Nascida no Japão (Kioto/1913), Tomie chega ao Brasil em 1934 e só começa a pintar aos 40 anos de idade, construindo uma trajetória como poucos artistas brasileiros conseguiram. Os anos 60, quando se naturalizou brasileira, foram decisivos para a sua maturação como pintora originária da abstração informal. O domínio da esfera técnica de seu trabalho foi então confluindo com sua personalidade, passando a servi-la plenamente. O controle do processo coincidiu com uma nova orientação dada progressivamente ao trabalho, segundo o qual ela foi substituindo a imaterialidade aparente de suas telas pelo estudo da relação forma-cor Entre formas ovais, retangulares, cruciformes, quadradas - sugerindo a idealidade de uma figura geométrica ou de um signo qualquer – colocadas isoladamente, justapostas ou em série, ficava sempre preservada a ambiguidade perturbadora entre elas e o espaço da tela. Efeito que se obtém, por exemplo, na tensão entre a forma que se agiganta até praticamente encobrir o espaço; na maneira como este espaço insinua-se pelas frestas da forma; enfim, no confronto incessante entre esses dois termos e que se acentua, já nos anos 70, quando finalmente o espaço branco é tomado pela cor e se apresenta como forma. 
A linha curva, em associação a uma refinada fatura cromática, mais difusa e “cósmica”, como a ela se refere o crítico Miguel Chaia, introduz sobretudo a partir dos anos 80, novas referências ao trabalho da artista: da alusão à natureza e suas formas orgânicas; do céu às sementes; da paisagem às frutas; do sensual ao francamente sexual. As telas, ao invés dos planos coloridos chapados, são compostas de manchas justapostas e sobrepostas, solução que as transforma em campos em transformação constante. Dos anos 90 em diante, a transparência e a profundidade se acentuam e a pintura de Tomie parece emanar do espaço sideral.
A gravura é outra técnica que a artista domina desde o final dos anos 60 e que resulta também em um trabalho extremamente maduro e inovador: faz série em grandes formatos, transforma a gravura em objeto e, ainda, recentemente, produz obras que avançam de um plano ao outro, ortogonal, criando, nesta confluência de 90 graus, um espaço novo para a sua arte. Com este seu experimentalismo incomum para a técnica milenar, suas gravuras também ganharam reconhecimento internacional, desde 1972, quando foi convidada a participar da sala Gráfica D’Oggi na Bienal de Veneza - exposição que contou com a presença dos mais importantes artistas do mundo, como os norte-americanos da Pop Art -, além de sua participação na Bienal de Gravura de Tóquio, em 1978, tradicional mostra internacional desta técnica.
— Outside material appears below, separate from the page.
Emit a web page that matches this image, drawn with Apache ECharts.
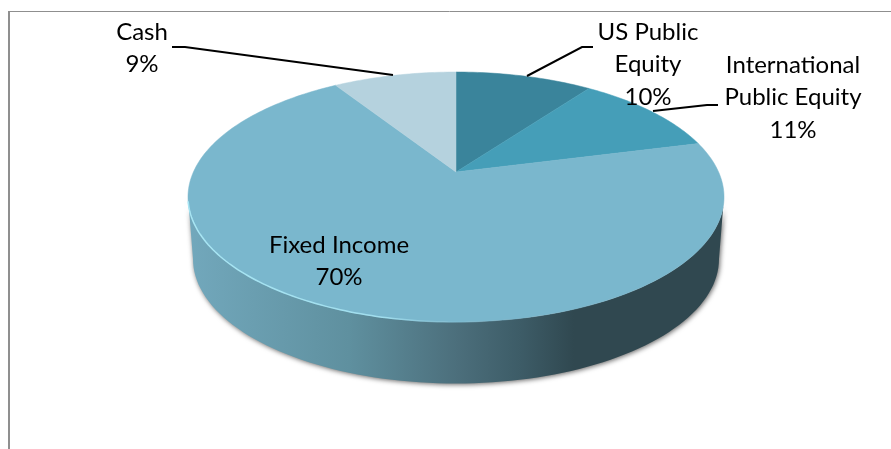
<!DOCTYPE html>
<html>
<head>
<meta charset="utf-8">
<title>Asset allocation</title>
<style>
    html, body { margin: 0; padding: 0; background: #fff; }
    #container { width: 891px; height: 449px; }
</style>
</head>
<body>
<div id="container"></div>
<script src="https://cdn.jsdelivr.net/npm/echarts@6/dist/echarts.min.js"></script>
<script type="text/javascript">
    // slices clockwise from 12 o'clock
    var categories = ['US Public\nEquity', 'International\nPublic Equity', 'Fixed Income', 'Cash'];
    var values = [10, 11, 70, 9];
    var colors = ['#3a849b', '#459eb8', '#7ab7cd', '#b5d2de'];

    // label centres and leader lines, same order as categories
    var labelPos = [[648, 32], [793, 65], [339, 245], [142, 32]];
    var leaders = [
        [[593, 47], [582, 47], [527, 76]],
        [[718, 105], [707, 105], [653, 111]],
        null,
        [[172, 47], [185, 47], [393, 75]]
    ];

    var total = values.reduce(function (a, b) { return a + b; }, 0);

    // perspective of the disc: apex of the slices sits above the ellipse centre
    var apex = [456, 172];
    var scaleX = 262.6, scaleY = 120, depth = 0.2;

    function project(angle) {
        var u = Math.sin(angle), v = Math.cos(angle);
        var w = 1 + depth * v;
        return [apex[0] + scaleX * u / w, apex[1] - scaleY * v / w];
    }

    function ellipseArc(cx, cy, rx, ry, from, to) {
        var pts = [];
        var n = 90;
        for (var i = 0; i <= n; i++) {
            var a = (from + (to - from) * i / n) * Math.PI / 180;
            pts.push([cx + rx * Math.cos(a), cy + ry * Math.sin(a)]);
        }
        return pts;
    }

    function renderSlice(params, api) {
        var i = params.dataIndex;
        var before = 0;
        for (var k = 0; k < i; k++) {
            before += values[k];
        }
        var start = before / total * Math.PI * 2;
        var end = (before + api.value(0)) / total * Math.PI * 2;
        var steps = Math.max(4, Math.ceil((end - start) / 0.02));
        var pts = [apex];
        for (var s = 0; s <= steps; s++) {
            pts.push(project(start + (end - start) * s / steps));
        }
        return {
            type: 'polygon',
            shape: {points: pts},
            style: {fill: colors[i], stroke: colors[i], lineWidth: 0.5}
        };
    }

    function renderWall() {
        var top = ellipseArc(456, 197, 268, 125, 180, 0);
        var bottom = ellipseArc(456, 259, 263, 124.5, 0, 180);
        return {
            type: 'polygon',
            shape: {points: top.concat(bottom)},
            style: {
                fill: new echarts.graphic.LinearGradient(0, 0, 1, 0, [
                    {offset: 0, color: '#72a8bc'},
                    {offset: 0.3, color: '#5f909f'},
                    {offset: 0.5, color: '#4c6f7c'},
                    {offset: 0.62, color: '#3d5c67'},
                    {offset: 0.72, color: '#304850'},
                    {offset: 1, color: '#304850'}
                ]),
                shadowColor: 'rgba(0,0,0,0.6)',
                shadowBlur: 5,
                shadowOffsetX: 1,
                shadowOffsetY: 1
            }
        };
    }

    function renderRim() {
        return {
            type: 'polyline',
            shape: {points: ellipseArc(456, 197, 268, 125, 178, 70)},
            style: {
                fill: null,
                lineWidth: 1.5,
                stroke: new echarts.graphic.LinearGradient(0, 0, 1, 0, [
                    {offset: 0, color: '#a8e6f4'},
                    {offset: 0.55, color: '#a0dded'},
                    {offset: 0.85, color: 'rgba(122,183,205,0)'},
                    {offset: 1, color: 'rgba(122,183,205,0)'}
                ])
            }
        };
    }

    function renderLabel(params, api) {
        var i = params.dataIndex;
        var lines = categories[i] + '\n' + api.value(0) + '%';
        var children = [{
            type: 'text',
            x: labelPos[i][0],
            y: labelPos[i][1] - 16,
            style: {
                text: lines,
                font: '24px Lato',
                lineHeight: 32.5,
                fill: '#000',
                align: 'center',
                verticalAlign: 'top'
            }
        }];
        if (leaders[i]) {
            children.push({
                type: 'polyline',
                shape: {points: leaders[i]},
                style: {fill: null, stroke: '#000', lineWidth: 2}
            });
        }
        return {type: 'group', children: children};
    }

    var myChart = echarts.init(document.getElementById('container'));
    var option = {
        animation: false,
        backgroundColor: '#fff',
        graphic: [
            {type: 'line', shape: {x1: 8, y1: 11.5, x2: 891, y2: 11.5}, style: {stroke: '#8f8f8f', lineWidth: 1}},
            {type: 'line', shape: {x1: 9, y1: 11, x2: 9, y2: 449}, style: {stroke: '#8f8f8f', lineWidth: 2}}
        ],
        series: [
            {type: 'custom', coordinateSystem: 'none', silent: true, z: 2, data: [1], renderItem: renderWall},
            {type: 'custom', coordinateSystem: 'none', silent: true, z: 3, data: values, renderItem: renderSlice},
            {type: 'custom', coordinateSystem: 'none', silent: true, z: 4, data: [1], renderItem: renderRim},
            {type: 'custom', coordinateSystem: 'none', silent: true, z: 5, data: values, renderItem: renderLabel}
        ]
    };
    myChart.setOption(option);
</script>
</body>
</html>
Além da pintura e da gravura, Tomie tem realizado esculturas em grandes dimensões para espaços públicos e, desde a 23ª Bienal Internacional de São Paulo, em 1995, quando teve uma sala especial de esculturas, vem expandindo sua produção tridimensional. Hoje, 27 obras públicas de sua autoria fazem parte da paisagem urbana de algumas cidades brasileiras. Em São Paulo, parte delas se tornaram marcos paulistanos, como os quatro grandes painéis da Estação Consolação do Metrô de São Paulo, a escultura em concreto armado na Avenida 23 de maio e a pintura em parede cega no centro, na Ladeira da Memória.
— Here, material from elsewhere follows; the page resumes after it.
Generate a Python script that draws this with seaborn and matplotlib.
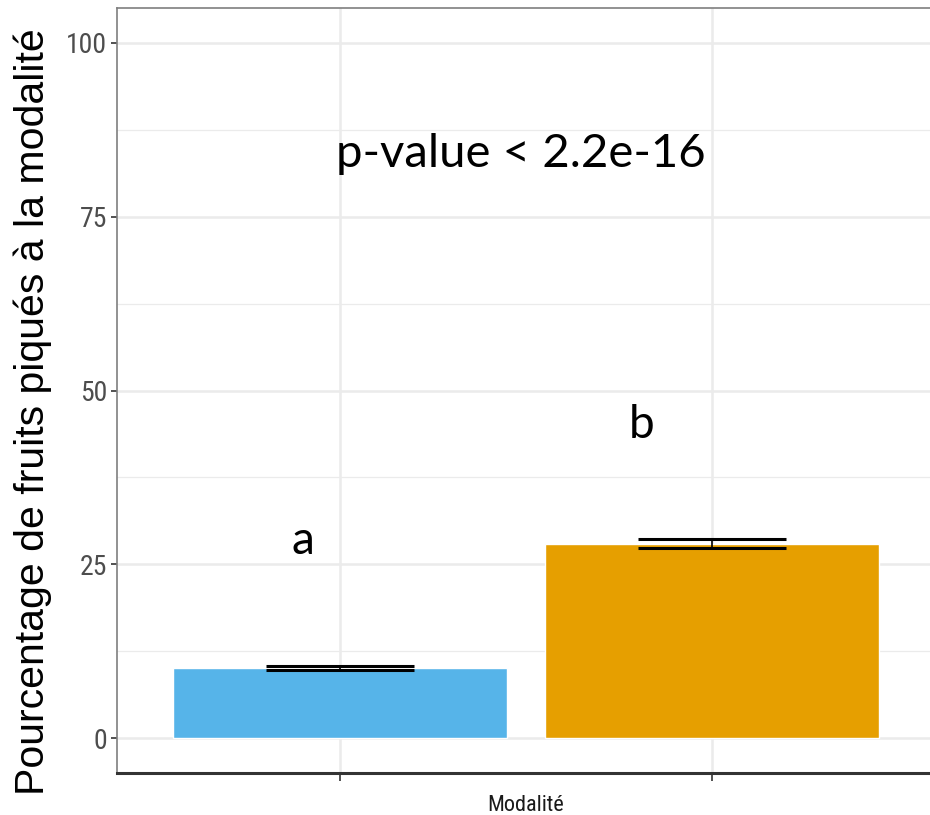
import matplotlib
matplotlib.use("Agg")
import matplotlib.pyplot as plt
import seaborn as sns
import pandas as pd
from matplotlib import font_manager

# Data
modalites = ["Modalité 1", "Modalité 2"]
pourcentages = [10.1, 28.0]
erreurs = [0.35, 0.7]
lettres = ["a", "b"]
lettre_x = [-0.1, 0.81]
lettre_y = [28.4, 45.0]
couleurs = ["#56B4E9", "#E69F00"]
pvalue_text = "p-value < 2.2e-16"

sns.set_theme(style="white")
plt.rcParams['font.family'] = ['Liberation Sans', 'DejaVu Sans']

names = {(f.name, f.stretch) for f in font_manager.fontManager.ttflist}
narrow = None
for fam in ['Liberation Sans Narrow', 'DejaVu Sans Condensed', 'Roboto Condensed']:
    if any(n == fam for n, s in names):
        narrow = dict(family=fam)
        break
if narrow is None:
    if any(n == 'DejaVu Sans' and s == 'condensed' for n, s in names):
        narrow = dict(family='DejaVu Sans', stretch='condensed')
    else:
        narrow = dict(family='Liberation Sans')

df = pd.DataFrame({"Modalite": modalites, "Pourcentage": pourcentages})

fig = plt.figure(figsize=(9.3, 8.15), dpi=100)
ax = fig.add_axes([117/930, 42/815, (935-117)/930, (773-8)/815])

sns.barplot(data=df, x="Modalite", y="Pourcentage", hue="Modalite",
            palette=couleurs, width=0.9, errorbar=None, legend=False,
            saturation=1, ax=ax, zorder=3)

# error bars
for i, (m, e) in enumerate(zip(pourcentages, erreurs)):
    ax.errorbar(i, m, yerr=e, fmt='none', ecolor='black', elinewidth=1.2,
                capsize=0, zorder=4)
    ax.hlines([m - e, m + e], i - 0.2, i + 0.2, colors='black', lw=2.2, zorder=4)

ax.set_xlim(-0.6, 1.6)
ax.set_ylim(-5, 105)
ax.set_yticks([0, 25, 50, 75, 100])
ax.set_yticks([12.5, 37.5, 62.5, 87.5], minor=True)
ax.set_xticks([0, 1])
ax.set_xticklabels(["", ""])

ax.grid(True, which='major', color='#EBEBEB', lw=1.8, zorder=0)
ax.grid(True, which='minor', axis='y', color='#EBEBEB', lw=0.9, zorder=0)
ax.set_axisbelow(True)

ax.tick_params(axis='y', which='major', length=4, width=1.2, color='#333333',
               labelsize=20, labelcolor='#4D4D4D', pad=3, left=True)
ax.tick_params(axis='y', which='minor', length=0)
ax.tick_params(axis='x', which='major', length=6, width=1.2, color='#333333',
               bottom=True, pad=2)
for lab in ax.get_yticklabels():
    lab.set(**narrow)

for side in ['left', 'top']:
    ax.spines[side].set_color('#7F7F7F')
    ax.spines[side].set_linewidth(1.2)
ax.spines['bottom'].set_color('#333333')
ax.spines['bottom'].set_linewidth(2.2)
ax.spines['right'].set_visible(False)

ax.set_ylabel("Pourcentage de fruits piqués à la modalité", fontsize=29.5,
              color='black')
ax.yaxis.set_label_coords(-0.08, 0.473)
ax.set_xlabel("Modalité", fontsize=16, color='#1A1A1A', labelpad=8, **narrow)

ax.text(0.485, 84.0, pvalue_text, fontsize=34, family=['Lato', 'DejaVu Sans'],
        ha='center', va='center', color='black')
for l, lx, ly in zip(lettres, lettre_x, lettre_y):
    ax.text(lx, ly, l, fontsize=33, family=['Lato', 'DejaVu Sans'],
            ha='center', va='center', color='black')

fig.savefig("out.png", dpi=100)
Desde a década de 60, a participação da obra de Tomie nos principais espaços da arte nacionais e internacionais se amplia permanentemente. Está presente em cinco edições da Bienal Internacional de São Paulo, conquista 28 prêmios, realiza cerca de 50 individuais e 85 coletivas, no Brasil e no exterior. No País, torna-se um fenômeno raro, alcançando uma popularidade incomum para um artista plástico cuja obra ao mesmo tempo é respaldada pelos principais
críticos de arte. Um exemplo disto foi a sua marcante primeira retrospectiva realizada no Museu de Arte de São Paulo - MASP, em 1983, quando, até então, o professor Bardi nunca havia assistido, no museu que dirigia, um sucesso tão estrondoso para uma mostra individual, quando na abertura compareceram mais de 4.000 pessoas. Hoje, a relevância de Tomie no cenário das artes plásticas brasileiras reafirma-se na abertura de um centro cultural com seu nome, o Instituto Tomie Ohtake, homenagem extraordinária a um artista em franca produção
“A obra de Tomie Ohtake, como trajetória íntegra e integral, tem enfrentado o desafio de construir um tempo reconciliado entre a sabedoria de uma tradição e a experiência visual do sujeito moderno. Sua obra parece buscar em nosso olhar um haicai perdido”, escreve o crítico Paulo Herkenhoff, curador do MoMA Museum of Modern Art, Nova York (setembro, 2002).